Friday, July 01, 2011

What do you do with thirty minutes?

It's settled.  In 30 minutes we're going to watch Unknown.  So what to do with thirty minutes?  Not a thing on TV I'm interested in.  How about start my 31st novel (I don't actually know how many I've started... I know I haven't finished a one...)
________
I must have nodded off, but the majestic voice at the front of the room jarred me from my nap.  Where was I?  It was obviously a university class room, like the ones I had in college.

The room was packed--I venture to say not a single seat was empty.  The crowd was full of people from all sorts of places.  I swear half of them looked familiar, like I had seen them somewhere before.  I would have looked more but the voice from the front was so captivating my attention immediately fastened on it.

"Everything is quite out of sorts," he said.  "I could fix it of course but this is my day off.  You all think you're rather smart.  At least that's what you've all been telling people.  Let's see how well you do with it."

I couldn't quite see the figure speaking.  I for one didn't remember ever telling anyone I was quite that smart.  Well, maybe I told my younger sister that once to trick her into getting in trouble.

"There's plenty of stuff lying around the building to get everything up and running again.  So, good luck.  I'll check back tomorrow to see how you've done with it."

And with that I assume he'd gone.  At least it wasn't as bright at the front of the room as before.  I looked around to see what the crowd would do.  Most were looking around a little bewildered like I was.

But soon a bald headed man in a skirt--or was it a toga--jumped up on the stage.  "Now look," he started in.  "Before we can get going on this thing we're going to have to plan it all out in our heads.  Only then can we begin to put the visible cosmos back together.  I'm going to go contemplate it out.  Just wait here until I have everything ready in my head."

Then he disappeared off the stage to the left, and the room resumed chattering as if he hadn't said anything.  But hardly a second passed before another man, also in a toga, jumped on stage.  "Right, just ignore him.  I for one am going to take a look around the building and see what I have to work with."
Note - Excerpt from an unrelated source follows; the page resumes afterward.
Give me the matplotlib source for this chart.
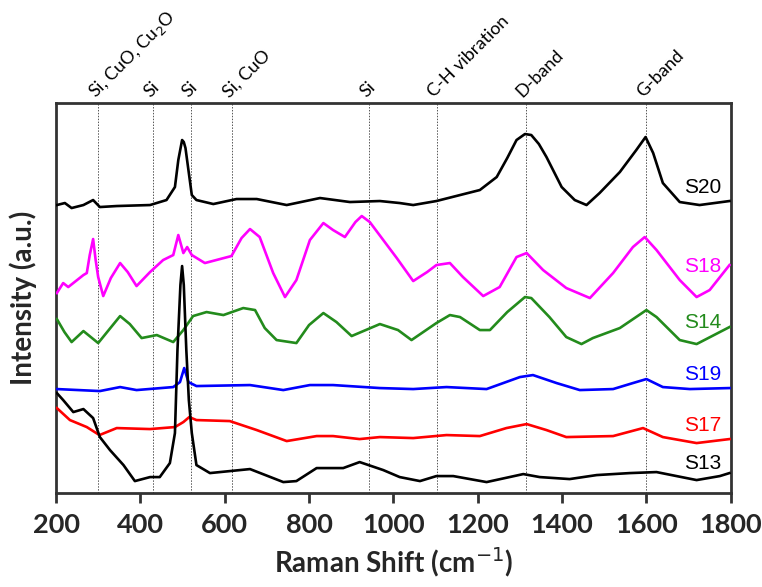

There were a number of nods, a cadre of assenting tones, and a little more than half the room got out of their seats.  The others seemed rather deep in thought.  I still was quite uncertain exactly where I was or what was going on, but I followed the people near me out a side door and into a hallway.

Countless other hallways seemed to branch off from the hallway I was in, and they in turn seemed to branch off into countless other hallways.  I tried to remember how I'd come to where I was, so I might get back.  But to be honest, I'm not sure where I had been in the first place.

I chanced upon several arguing over something or another in one of the hallways.  "There must be a switch somewhere," she said.  "We cannot even begin to do anything unless there is something instead of nothing."

"But there already is something," someone responded.  "He told us there were lots of things already here in these halls.  We're not completely starting over.  It's just all discombobulated and needs put back together."

"So we have something from nothing," she said, as if moving down a checklist.  "And I suspect that zero was the first thing he created."

"Yes, yes," another impatiently said.

"Then he probably made 1."

"Very important."

"And from that you have all the integers," she continued.

It was a very interesting discussion, but I continued on my way.  I came upon another group very busily putting together a series of lines going in three different directions...
_________
Ok... movie time...

1 comment:

Angie Van De Merwe said...

It sounds like what happens with "group think"...no one know where or how they got to the place they are, and if for some unfortunate reason, one wants to 'go back" one can't find his way back as there are so many choices that people made, some without your direct knowledge/awareness...this makes for strong in-group functioning, but ghastly to those "outside the walls"...this is why "good ole boy systems" like function in Washington, sometimes, are suppposed to be illegal, because there is always the indirect payoff...favors and looking over the unintentional sins of "our group"...and it becomes a problem for holding anyone accountable to atrocious acts that groups perform....and no one can be held accountable as no one person is really accountable...it is the system of group and collectivity...very demoralizing, demeaning and damaging...to the "human"!!!